In order to show that S.A. did not know the difference between the truth and a lie, appellant quoted a portion of S.A.'s deposition.

Q. [By Mr. Rice] Is there a reason for telling the truth?

A. Yes.

Q. What's the reason for telling the truth? (No response) Do you believe in God?

A. Yes.

Q. Okay. And does God have anything to do with you telling the truth?

A. Yes.

Q. What does God have to do with that?

A. I don't know.

In citing this testimony counsel for the defendant contends that S.A. does not know what it means to tell the truth. However, counsel neglected to call attention to the statements made immediately prior to this testimony:

Q. [By Mr. Rice] Okay. Now do you know what it means to tell the truth?

A. Yes.

Q. What does it mean to tell the truth?

A. To tell what really happened.

Counsel also failed to cite the testimony which continued after the referred-to passage in appellant's brief:

Q. Okay. Does God care if you tell the truth?

A. Yes.

Q. And do you wish to please God?

A. Yes.

Q. Okay. What do you think happens if you don't tell the truth?

A. You won't be resurrected.

* * *

Q. Okay.
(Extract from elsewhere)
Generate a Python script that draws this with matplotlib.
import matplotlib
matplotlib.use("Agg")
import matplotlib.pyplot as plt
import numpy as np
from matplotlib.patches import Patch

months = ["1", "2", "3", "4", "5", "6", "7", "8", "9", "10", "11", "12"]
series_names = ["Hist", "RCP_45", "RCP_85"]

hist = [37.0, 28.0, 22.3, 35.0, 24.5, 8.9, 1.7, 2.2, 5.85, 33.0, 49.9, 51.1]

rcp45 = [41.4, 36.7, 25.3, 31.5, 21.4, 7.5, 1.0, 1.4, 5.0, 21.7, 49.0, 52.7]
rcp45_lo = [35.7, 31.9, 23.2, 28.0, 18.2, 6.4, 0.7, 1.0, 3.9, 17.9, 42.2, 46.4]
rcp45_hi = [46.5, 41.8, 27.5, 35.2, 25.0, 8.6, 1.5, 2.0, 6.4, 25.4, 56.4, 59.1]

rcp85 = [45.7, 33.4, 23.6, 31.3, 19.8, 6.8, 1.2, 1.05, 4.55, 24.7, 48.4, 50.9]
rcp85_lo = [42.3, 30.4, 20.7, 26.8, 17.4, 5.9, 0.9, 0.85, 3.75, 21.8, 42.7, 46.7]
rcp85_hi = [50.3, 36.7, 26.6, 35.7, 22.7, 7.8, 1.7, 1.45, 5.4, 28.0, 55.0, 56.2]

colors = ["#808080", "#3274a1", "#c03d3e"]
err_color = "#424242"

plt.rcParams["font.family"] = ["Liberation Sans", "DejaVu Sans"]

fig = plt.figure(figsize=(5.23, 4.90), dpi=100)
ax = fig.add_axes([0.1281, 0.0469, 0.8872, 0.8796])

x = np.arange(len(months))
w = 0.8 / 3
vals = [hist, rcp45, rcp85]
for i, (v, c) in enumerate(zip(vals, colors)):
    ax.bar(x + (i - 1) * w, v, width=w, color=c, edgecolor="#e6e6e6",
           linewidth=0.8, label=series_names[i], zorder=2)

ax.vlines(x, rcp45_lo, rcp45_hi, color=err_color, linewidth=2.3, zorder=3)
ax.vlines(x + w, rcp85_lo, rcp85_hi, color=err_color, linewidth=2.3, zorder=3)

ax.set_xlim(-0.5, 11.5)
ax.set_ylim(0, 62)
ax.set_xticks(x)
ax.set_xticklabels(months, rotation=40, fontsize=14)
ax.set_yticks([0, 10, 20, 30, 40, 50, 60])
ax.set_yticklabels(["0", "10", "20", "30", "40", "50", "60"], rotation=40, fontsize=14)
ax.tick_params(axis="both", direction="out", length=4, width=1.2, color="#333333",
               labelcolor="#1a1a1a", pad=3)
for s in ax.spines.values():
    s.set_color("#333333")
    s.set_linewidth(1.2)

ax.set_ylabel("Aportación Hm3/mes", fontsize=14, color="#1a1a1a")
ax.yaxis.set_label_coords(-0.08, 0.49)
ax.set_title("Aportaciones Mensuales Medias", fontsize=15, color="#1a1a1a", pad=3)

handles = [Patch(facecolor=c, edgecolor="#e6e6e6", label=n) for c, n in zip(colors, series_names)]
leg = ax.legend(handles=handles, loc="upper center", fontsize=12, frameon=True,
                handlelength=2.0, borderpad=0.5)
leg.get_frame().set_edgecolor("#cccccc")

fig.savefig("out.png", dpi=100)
Do you get in trouble for not telling the truth, not telling the truth at school.

A. Yes.

Q. What happens if you don't tell the truth at school?

A. You have to go to detention.

Q. What is detention?

A. You have to stay in in recess.

Q. And do you ever--would you get in trouble at home for not telling the truth?

A. Yes.

Q. What happens if you don't tell the truth?

A. You have to go to bed.

In addition, Dr. Jarvis testified that in his opinion S.A. knew the difference between the truth and a lie.

[By Dr. Jarvis] In my opinion she could clearly distinguish between the truth and a lie.